-- Set exercise --
Pictures stay out of the copy. Please reproduce only the lines between the one holding "Give me the" and the one holding "1.63, 0.93, 0.84]", inclusive.

-- Data for processing --
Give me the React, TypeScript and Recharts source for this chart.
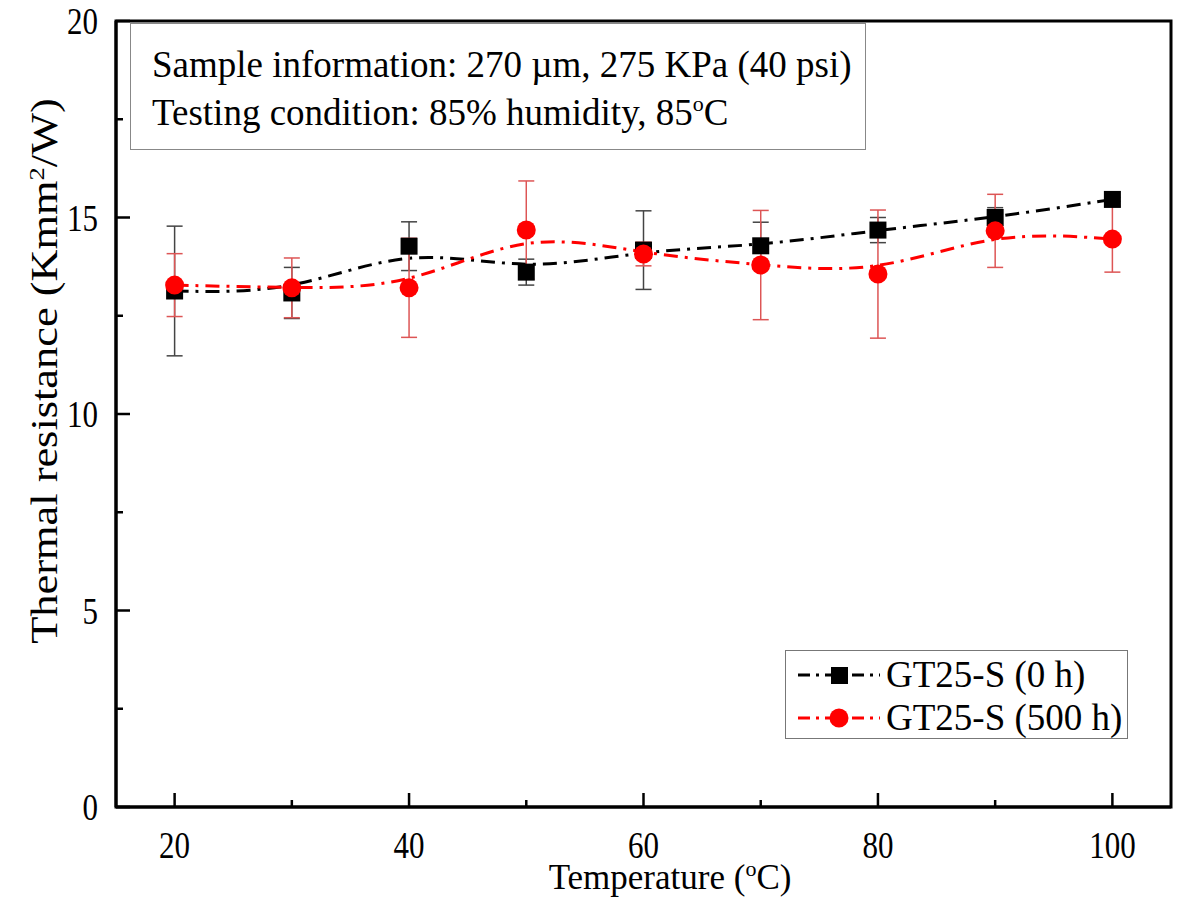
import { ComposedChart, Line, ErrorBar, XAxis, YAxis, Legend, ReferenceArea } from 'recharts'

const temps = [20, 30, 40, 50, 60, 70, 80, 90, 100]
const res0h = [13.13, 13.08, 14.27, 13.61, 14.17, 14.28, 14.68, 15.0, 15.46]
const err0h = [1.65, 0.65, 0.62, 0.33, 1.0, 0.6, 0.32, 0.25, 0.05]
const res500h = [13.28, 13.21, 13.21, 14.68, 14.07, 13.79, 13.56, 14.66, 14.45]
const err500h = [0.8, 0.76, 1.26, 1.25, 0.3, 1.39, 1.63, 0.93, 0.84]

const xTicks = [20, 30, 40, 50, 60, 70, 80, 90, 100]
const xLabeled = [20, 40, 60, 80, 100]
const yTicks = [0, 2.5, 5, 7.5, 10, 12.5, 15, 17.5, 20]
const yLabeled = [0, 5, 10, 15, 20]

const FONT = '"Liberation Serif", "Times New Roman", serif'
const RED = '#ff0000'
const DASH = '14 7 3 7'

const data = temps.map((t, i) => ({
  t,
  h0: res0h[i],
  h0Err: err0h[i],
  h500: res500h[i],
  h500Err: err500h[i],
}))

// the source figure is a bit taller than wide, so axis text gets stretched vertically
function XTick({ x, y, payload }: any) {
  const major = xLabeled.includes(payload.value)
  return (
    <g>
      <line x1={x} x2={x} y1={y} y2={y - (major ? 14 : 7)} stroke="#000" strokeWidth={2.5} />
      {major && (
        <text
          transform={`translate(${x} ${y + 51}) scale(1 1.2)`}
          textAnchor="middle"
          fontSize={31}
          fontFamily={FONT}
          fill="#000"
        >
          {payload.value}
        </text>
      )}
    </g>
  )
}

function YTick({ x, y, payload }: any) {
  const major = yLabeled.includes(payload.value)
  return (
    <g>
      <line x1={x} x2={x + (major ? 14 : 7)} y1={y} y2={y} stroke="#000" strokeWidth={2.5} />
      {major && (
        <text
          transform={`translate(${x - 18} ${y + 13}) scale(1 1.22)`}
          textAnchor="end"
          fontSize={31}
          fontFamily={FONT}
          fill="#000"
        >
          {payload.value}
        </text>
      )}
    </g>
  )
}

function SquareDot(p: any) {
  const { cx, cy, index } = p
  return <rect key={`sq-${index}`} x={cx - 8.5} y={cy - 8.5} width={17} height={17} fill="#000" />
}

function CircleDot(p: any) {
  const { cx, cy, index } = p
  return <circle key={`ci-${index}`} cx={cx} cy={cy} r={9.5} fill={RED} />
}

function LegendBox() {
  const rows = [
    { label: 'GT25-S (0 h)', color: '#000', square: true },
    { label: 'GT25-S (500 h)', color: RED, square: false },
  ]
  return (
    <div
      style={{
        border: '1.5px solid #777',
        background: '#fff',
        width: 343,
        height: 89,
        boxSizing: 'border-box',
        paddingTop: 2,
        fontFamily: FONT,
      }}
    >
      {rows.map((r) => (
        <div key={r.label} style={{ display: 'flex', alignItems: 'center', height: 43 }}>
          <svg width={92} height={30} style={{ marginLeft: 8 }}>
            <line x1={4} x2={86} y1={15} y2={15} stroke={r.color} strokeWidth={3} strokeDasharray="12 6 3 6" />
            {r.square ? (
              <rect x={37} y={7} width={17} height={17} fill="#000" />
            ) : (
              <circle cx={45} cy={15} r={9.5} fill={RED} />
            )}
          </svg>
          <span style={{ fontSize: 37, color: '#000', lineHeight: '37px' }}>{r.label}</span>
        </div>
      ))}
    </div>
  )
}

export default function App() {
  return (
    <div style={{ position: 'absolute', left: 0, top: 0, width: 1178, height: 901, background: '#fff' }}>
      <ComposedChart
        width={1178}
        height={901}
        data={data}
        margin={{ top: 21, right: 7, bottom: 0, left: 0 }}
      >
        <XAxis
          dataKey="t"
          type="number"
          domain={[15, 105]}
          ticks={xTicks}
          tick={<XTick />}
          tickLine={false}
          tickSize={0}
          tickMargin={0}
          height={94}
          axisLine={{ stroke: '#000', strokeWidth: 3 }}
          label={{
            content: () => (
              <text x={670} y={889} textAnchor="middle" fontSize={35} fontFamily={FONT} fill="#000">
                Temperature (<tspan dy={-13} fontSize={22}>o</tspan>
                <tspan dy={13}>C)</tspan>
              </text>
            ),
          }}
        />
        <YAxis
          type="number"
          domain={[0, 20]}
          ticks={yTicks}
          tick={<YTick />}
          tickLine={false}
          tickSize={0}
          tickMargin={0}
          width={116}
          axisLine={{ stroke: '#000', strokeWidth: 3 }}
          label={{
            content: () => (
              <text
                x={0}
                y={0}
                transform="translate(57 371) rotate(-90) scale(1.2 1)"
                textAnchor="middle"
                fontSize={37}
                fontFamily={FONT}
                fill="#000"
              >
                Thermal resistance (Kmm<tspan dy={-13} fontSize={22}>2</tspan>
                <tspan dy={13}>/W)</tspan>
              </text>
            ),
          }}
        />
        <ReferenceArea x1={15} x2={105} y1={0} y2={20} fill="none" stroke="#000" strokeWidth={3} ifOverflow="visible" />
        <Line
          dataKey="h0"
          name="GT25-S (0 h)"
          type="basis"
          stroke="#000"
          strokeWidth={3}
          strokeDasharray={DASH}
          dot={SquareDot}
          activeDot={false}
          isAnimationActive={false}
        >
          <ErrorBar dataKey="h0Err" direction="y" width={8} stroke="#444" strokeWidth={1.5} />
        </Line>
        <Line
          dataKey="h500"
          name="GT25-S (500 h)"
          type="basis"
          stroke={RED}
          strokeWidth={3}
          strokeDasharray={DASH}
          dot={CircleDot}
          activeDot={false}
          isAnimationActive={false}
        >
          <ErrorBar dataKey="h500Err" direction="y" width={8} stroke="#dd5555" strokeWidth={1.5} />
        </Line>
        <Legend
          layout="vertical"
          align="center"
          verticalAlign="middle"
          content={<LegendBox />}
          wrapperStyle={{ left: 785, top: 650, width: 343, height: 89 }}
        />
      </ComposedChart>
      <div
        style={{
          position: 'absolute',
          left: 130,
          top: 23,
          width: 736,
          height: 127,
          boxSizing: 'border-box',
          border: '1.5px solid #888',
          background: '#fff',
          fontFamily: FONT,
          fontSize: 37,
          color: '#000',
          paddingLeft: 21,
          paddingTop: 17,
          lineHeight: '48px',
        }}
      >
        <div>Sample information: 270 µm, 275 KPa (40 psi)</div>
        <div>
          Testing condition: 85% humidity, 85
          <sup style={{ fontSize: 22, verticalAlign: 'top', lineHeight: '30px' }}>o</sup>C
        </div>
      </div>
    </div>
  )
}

...

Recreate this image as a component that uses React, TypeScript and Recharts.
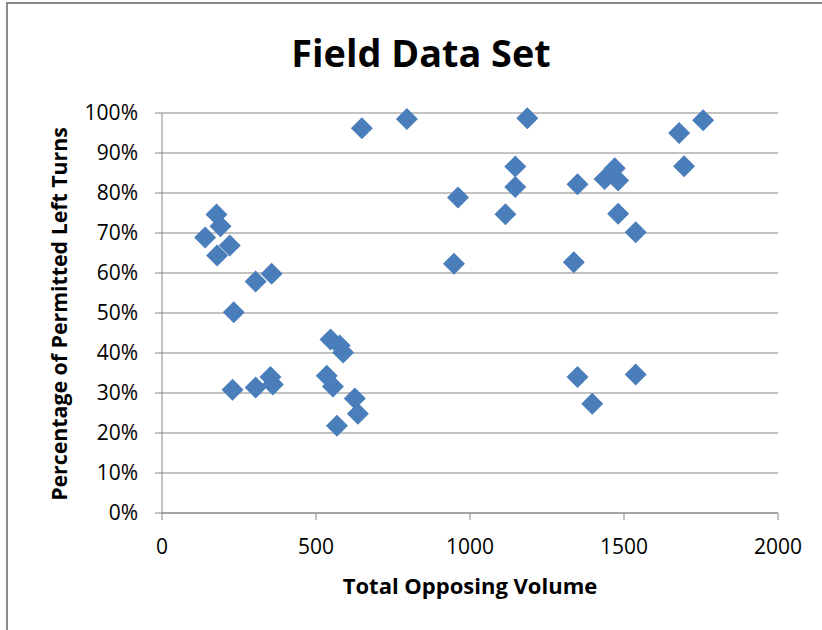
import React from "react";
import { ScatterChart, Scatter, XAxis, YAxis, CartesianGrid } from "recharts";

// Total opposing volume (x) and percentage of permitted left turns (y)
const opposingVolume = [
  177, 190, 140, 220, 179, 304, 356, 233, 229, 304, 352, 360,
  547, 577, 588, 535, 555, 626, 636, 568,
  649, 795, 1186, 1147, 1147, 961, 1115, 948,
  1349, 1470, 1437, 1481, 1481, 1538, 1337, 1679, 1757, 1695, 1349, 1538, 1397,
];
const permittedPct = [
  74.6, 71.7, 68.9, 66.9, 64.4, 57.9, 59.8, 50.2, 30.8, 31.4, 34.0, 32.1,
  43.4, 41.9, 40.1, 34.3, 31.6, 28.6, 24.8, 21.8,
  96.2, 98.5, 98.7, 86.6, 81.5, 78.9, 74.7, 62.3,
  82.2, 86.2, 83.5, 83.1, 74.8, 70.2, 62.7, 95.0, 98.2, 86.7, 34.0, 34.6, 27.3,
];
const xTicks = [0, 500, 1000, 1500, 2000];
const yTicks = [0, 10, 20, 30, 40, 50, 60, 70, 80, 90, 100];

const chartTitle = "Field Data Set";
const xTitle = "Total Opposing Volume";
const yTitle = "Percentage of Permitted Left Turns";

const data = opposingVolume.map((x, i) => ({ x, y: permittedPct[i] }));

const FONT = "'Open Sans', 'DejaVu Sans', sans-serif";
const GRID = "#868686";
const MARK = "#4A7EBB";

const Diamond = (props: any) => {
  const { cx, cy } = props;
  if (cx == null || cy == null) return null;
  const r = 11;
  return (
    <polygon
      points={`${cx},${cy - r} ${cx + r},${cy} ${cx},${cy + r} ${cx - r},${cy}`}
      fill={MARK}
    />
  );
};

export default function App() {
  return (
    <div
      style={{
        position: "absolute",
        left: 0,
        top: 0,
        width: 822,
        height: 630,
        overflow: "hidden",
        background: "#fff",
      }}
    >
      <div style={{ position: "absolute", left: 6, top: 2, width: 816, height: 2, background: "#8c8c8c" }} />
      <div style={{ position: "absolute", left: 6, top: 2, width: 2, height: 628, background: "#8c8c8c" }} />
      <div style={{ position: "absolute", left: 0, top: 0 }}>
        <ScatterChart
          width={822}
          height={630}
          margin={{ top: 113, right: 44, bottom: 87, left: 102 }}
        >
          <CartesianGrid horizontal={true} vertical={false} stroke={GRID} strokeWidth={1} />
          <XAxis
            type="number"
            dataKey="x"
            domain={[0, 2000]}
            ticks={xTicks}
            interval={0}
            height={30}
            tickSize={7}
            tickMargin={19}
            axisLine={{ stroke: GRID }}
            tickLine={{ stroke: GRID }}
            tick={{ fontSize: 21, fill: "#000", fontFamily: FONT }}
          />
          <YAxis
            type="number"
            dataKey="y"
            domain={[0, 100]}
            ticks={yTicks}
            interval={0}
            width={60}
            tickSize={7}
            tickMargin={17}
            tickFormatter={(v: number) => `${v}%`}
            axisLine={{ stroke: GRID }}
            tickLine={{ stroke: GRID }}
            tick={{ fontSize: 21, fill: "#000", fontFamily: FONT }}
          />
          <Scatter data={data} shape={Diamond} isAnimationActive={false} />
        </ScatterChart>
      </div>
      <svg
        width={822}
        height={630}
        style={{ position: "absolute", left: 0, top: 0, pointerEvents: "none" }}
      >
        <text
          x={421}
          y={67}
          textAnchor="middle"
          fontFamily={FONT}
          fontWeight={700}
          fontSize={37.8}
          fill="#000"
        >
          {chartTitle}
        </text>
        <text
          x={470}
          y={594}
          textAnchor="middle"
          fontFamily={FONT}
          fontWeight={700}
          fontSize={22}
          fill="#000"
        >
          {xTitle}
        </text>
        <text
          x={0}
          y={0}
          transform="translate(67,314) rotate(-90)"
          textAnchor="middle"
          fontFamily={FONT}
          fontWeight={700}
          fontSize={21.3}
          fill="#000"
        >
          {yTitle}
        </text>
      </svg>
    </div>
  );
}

-- Solution for this exercise --
Give me the React, TypeScript and Recharts source for this chart.
import { ComposedChart, Line, ErrorBar, XAxis, YAxis, Legend, ReferenceArea } from 'recharts'

const temps = [20, 30, 40, 50, 60, 70, 80, 90, 100]
const res0h = [13.13, 13.08, 14.27, 13.61, 14.17, 14.28, 14.68, 15.0, 15.46]
const err0h = [1.65, 0.65, 0.62, 0.33, 1.0, 0.6, 0.32, 0.25, 0.05]
const res500h = [13.28, 13.21, 13.21, 14.68, 14.07, 13.79, 13.56, 14.66, 14.45]
const err500h = [0.8, 0.76, 1.26, 1.25, 0.3, 1.39, 1.63, 0.93, 0.84]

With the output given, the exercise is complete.